### WORK TO COMPLETE
Skip pictures in the listing below; copy exactly the lines from the one with "Give me the TikZ source for this diagram." through the one with "[code] (l10) at", inclusive.

### EXERCISE DATA
-.-.-

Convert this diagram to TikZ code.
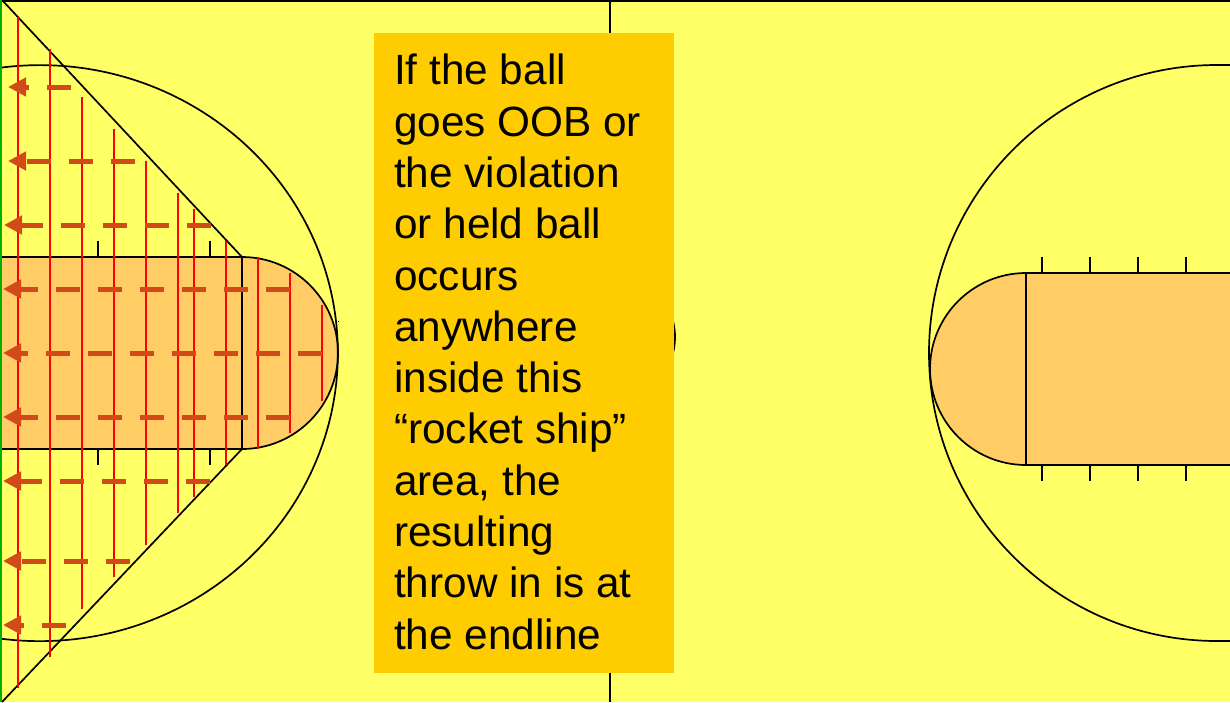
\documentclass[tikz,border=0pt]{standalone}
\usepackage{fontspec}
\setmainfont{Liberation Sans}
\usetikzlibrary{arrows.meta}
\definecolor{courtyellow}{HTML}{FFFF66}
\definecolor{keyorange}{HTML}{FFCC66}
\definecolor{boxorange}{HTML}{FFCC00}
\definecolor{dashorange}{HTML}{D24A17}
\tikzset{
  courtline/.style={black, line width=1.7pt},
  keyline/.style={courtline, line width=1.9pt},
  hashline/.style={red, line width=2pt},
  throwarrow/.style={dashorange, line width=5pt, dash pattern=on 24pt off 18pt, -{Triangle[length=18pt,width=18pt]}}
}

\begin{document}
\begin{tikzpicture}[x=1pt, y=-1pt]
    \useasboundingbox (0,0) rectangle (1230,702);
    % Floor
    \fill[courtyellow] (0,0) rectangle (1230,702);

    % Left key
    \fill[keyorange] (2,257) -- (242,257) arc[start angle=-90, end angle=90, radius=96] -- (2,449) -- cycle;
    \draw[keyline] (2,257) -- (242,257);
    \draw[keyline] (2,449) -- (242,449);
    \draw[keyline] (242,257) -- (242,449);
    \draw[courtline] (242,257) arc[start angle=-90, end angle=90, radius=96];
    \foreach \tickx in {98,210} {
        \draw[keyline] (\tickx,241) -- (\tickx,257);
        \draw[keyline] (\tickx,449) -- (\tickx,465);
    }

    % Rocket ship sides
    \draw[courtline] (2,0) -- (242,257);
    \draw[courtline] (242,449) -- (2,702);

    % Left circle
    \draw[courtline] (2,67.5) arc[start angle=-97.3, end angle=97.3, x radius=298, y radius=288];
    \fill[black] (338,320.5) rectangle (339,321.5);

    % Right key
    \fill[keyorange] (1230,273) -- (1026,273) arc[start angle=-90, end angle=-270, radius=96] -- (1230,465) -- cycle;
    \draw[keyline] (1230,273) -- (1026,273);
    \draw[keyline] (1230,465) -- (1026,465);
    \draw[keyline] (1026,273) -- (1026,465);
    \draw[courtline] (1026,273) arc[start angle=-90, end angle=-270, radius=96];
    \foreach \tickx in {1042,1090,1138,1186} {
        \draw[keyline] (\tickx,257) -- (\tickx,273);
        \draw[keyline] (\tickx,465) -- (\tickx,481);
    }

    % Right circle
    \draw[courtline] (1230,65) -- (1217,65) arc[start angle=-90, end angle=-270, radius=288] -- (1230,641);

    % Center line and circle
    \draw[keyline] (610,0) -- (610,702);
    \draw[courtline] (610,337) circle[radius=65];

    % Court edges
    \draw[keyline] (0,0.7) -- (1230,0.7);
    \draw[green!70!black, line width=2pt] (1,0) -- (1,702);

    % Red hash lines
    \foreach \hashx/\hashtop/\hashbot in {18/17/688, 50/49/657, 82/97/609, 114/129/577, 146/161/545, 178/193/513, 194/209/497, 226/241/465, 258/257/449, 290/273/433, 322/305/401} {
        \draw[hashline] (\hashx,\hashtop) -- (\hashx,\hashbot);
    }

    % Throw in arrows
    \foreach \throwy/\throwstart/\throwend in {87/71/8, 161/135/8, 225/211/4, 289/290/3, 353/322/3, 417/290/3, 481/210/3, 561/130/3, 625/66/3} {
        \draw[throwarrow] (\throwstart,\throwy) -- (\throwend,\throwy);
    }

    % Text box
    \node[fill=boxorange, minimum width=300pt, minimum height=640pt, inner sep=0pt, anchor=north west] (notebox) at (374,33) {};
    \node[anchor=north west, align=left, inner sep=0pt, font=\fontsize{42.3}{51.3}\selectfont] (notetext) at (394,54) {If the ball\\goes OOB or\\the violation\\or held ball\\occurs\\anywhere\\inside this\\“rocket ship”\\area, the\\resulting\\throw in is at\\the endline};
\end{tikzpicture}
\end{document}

-.-.-

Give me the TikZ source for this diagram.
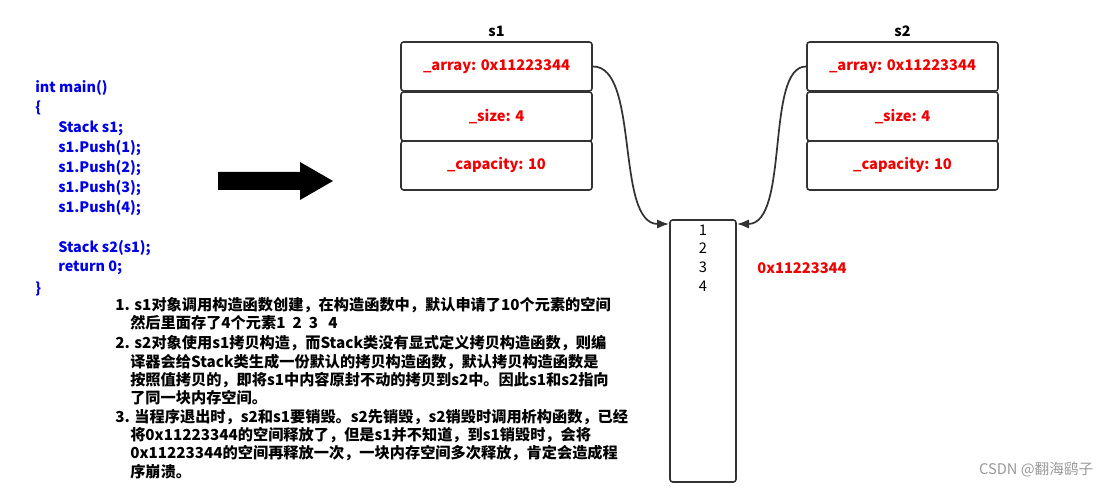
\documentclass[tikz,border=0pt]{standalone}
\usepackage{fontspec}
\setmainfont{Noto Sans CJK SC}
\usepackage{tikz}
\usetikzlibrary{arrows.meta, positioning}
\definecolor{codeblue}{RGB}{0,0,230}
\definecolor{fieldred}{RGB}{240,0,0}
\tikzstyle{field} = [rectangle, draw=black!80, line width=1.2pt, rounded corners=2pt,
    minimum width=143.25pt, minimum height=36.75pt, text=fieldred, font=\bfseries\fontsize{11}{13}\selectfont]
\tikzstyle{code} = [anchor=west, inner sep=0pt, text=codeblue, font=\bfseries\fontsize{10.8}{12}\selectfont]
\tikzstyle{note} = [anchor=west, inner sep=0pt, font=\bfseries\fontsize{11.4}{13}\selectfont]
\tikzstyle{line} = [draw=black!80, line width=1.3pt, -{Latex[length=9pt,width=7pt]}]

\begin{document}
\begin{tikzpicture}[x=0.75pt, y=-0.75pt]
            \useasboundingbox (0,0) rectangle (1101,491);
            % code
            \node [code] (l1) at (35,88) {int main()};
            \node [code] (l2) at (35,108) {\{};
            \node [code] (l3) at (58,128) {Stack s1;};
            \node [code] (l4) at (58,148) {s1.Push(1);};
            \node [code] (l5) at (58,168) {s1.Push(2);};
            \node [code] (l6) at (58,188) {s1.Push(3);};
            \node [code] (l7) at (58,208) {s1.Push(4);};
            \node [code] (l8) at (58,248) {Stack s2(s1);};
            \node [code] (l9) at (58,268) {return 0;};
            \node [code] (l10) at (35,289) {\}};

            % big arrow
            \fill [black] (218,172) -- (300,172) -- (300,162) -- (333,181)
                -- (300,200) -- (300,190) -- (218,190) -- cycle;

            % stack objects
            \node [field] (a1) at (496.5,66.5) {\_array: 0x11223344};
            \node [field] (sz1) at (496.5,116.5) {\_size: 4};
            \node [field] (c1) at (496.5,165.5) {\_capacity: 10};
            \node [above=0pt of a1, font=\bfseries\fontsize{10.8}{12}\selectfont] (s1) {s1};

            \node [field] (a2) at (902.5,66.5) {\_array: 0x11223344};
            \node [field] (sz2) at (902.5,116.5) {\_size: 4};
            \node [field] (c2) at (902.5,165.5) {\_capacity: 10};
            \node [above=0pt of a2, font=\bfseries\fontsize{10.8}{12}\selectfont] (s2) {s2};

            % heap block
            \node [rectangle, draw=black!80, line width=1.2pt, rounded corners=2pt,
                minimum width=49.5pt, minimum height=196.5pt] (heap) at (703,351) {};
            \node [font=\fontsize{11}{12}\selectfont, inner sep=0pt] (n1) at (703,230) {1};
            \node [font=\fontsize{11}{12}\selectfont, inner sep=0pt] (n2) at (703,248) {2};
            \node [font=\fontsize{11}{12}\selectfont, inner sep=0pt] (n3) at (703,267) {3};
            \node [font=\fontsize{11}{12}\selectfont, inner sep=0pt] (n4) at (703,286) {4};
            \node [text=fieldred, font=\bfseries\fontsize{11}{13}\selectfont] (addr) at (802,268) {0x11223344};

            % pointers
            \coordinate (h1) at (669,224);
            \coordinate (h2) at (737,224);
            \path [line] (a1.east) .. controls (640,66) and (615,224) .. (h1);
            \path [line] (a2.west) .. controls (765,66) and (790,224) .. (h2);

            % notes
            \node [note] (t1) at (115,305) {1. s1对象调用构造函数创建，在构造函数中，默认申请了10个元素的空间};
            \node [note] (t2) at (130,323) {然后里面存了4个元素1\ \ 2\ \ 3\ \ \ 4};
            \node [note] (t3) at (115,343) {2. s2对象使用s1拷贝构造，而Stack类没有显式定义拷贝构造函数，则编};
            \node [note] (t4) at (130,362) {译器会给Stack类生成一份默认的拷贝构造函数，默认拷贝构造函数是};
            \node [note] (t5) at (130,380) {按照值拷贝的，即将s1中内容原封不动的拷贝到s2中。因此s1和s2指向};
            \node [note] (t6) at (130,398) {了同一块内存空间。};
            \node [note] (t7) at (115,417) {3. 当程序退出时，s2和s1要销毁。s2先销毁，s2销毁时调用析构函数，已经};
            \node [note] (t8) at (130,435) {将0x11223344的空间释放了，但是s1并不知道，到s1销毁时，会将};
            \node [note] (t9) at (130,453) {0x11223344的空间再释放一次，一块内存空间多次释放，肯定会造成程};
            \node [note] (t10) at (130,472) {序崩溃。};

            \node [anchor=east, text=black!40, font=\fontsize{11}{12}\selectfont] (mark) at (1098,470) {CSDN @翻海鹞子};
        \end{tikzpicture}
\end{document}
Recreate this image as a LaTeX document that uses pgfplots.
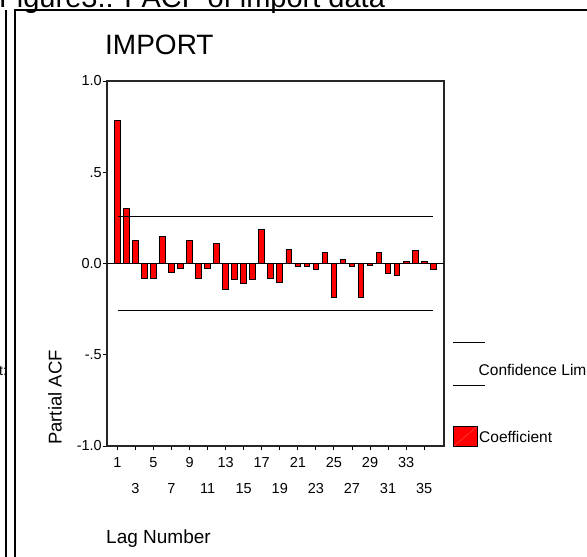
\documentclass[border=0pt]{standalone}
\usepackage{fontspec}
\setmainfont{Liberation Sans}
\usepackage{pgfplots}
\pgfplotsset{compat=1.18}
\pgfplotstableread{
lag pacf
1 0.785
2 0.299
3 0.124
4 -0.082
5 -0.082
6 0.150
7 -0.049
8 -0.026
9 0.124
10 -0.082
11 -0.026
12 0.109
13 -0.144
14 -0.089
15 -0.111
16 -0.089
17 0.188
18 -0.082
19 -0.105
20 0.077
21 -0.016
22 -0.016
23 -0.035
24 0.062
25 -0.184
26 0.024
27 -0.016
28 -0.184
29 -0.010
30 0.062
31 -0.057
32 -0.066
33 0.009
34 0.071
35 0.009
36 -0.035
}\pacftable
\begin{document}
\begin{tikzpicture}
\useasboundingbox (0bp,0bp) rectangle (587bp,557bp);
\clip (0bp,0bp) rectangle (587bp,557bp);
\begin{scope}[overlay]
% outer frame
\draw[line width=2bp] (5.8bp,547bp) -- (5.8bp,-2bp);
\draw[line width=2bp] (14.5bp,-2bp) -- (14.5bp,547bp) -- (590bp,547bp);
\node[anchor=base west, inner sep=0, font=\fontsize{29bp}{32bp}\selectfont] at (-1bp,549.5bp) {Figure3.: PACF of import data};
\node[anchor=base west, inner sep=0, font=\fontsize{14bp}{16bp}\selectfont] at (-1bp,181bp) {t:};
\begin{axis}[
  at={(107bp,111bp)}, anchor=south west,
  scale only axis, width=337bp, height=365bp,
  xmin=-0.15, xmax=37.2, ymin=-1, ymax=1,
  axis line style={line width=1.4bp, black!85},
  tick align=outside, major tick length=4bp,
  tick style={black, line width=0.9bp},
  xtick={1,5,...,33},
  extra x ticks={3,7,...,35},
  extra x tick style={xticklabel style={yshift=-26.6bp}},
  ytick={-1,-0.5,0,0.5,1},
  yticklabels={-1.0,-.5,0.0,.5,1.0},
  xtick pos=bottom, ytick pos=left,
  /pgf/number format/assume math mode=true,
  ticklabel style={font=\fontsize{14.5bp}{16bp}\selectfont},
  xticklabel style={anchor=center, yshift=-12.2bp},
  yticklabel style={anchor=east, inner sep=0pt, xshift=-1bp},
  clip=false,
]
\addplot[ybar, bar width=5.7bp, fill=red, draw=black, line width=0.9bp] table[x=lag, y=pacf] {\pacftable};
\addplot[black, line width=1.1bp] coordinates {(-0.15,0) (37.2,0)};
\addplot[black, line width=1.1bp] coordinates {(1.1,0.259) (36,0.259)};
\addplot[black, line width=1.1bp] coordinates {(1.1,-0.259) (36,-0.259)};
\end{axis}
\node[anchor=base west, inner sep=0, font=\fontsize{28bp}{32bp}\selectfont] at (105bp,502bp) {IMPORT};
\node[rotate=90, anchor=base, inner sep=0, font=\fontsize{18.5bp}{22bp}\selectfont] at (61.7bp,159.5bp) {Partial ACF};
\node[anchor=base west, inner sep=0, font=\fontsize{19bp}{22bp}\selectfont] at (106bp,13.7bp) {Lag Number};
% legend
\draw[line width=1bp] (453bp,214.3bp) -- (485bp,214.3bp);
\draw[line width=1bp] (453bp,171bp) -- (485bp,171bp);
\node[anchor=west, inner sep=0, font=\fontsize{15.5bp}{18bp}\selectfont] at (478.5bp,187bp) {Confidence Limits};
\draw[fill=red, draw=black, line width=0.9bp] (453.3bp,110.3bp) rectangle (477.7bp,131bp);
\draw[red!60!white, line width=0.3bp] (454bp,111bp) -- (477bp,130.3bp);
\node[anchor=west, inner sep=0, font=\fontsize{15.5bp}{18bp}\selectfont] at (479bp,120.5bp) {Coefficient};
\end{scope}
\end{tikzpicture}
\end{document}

-.-.-

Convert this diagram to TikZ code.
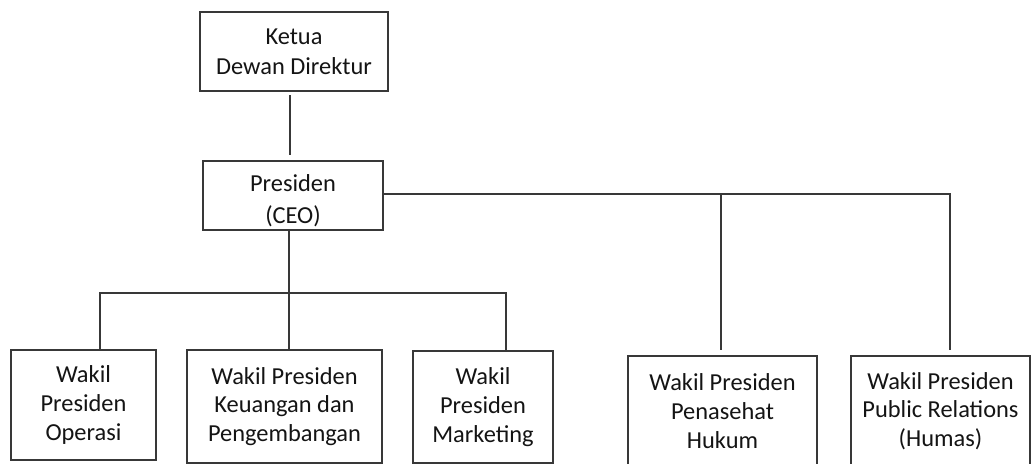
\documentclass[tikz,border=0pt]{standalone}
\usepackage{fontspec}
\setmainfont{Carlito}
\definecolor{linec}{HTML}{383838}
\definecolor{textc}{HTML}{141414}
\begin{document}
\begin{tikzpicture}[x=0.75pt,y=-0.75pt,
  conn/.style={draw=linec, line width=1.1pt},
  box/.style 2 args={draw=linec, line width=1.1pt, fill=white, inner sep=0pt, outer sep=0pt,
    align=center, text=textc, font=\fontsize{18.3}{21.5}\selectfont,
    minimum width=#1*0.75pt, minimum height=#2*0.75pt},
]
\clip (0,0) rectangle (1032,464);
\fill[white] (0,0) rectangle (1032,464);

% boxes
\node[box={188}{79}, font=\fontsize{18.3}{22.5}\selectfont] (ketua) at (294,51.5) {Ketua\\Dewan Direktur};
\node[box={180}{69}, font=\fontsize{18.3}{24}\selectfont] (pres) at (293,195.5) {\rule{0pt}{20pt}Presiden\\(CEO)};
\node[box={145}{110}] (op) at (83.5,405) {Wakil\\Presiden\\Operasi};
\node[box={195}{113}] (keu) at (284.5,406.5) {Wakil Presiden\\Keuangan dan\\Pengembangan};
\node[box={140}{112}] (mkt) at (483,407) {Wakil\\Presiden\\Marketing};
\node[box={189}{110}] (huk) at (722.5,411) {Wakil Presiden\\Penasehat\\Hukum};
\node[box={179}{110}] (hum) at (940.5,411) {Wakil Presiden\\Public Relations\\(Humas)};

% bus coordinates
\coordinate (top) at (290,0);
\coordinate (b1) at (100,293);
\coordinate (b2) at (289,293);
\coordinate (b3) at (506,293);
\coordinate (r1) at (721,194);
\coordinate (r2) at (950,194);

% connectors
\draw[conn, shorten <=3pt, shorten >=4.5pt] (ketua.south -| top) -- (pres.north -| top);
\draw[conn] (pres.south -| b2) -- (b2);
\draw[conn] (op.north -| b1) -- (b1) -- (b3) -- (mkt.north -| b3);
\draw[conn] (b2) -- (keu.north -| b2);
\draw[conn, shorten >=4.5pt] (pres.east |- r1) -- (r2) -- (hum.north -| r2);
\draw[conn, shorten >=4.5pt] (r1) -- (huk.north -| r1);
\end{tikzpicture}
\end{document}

-.-.-

### OUTPUT
Give me the TikZ source for this diagram.
\documentclass[tikz,border=0pt]{standalone}
\usepackage{fontspec}
\setmainfont{Noto Sans CJK SC}
\usepackage{tikz}
\usetikzlibrary{arrows.meta, positioning}
\definecolor{codeblue}{RGB}{0,0,230}
\definecolor{fieldred}{RGB}{240,0,0}
\tikzstyle{field} = [rectangle, draw=black!80, line width=1.2pt, rounded corners=2pt,
    minimum width=143.25pt, minimum height=36.75pt, text=fieldred, font=\bfseries\fontsize{11}{13}\selectfont]
\tikzstyle{code} = [anchor=west, inner sep=0pt, text=codeblue, font=\bfseries\fontsize{10.8}{12}\selectfont]
\tikzstyle{note} = [anchor=west, inner sep=0pt, font=\bfseries\fontsize{11.4}{13}\selectfont]
\tikzstyle{line} = [draw=black!80, line width=1.3pt, -{Latex[length=9pt,width=7pt]}]

\begin{document}
\begin{tikzpicture}[x=0.75pt, y=-0.75pt]
            \useasboundingbox (0,0) rectangle (1101,491);
            % code
            \node [code] (l1) at (35,88) {int main()};
            \node [code] (l2) at (35,108) {\{};
            \node [code] (l3) at (58,128) {Stack s1;};
            \node [code] (l4) at (58,148) {s1.Push(1);};
            \node [code] (l5) at (58,168) {s1.Push(2);};
            \node [code] (l6) at (58,188) {s1.Push(3);};
            \node [code] (l7) at (58,208) {s1.Push(4);};
            \node [code] (l8) at (58,248) {Stack s2(s1);};
            \node [code] (l9) at (58,268) {return 0;};
            \node [code] (l10) at (35,289) {\}};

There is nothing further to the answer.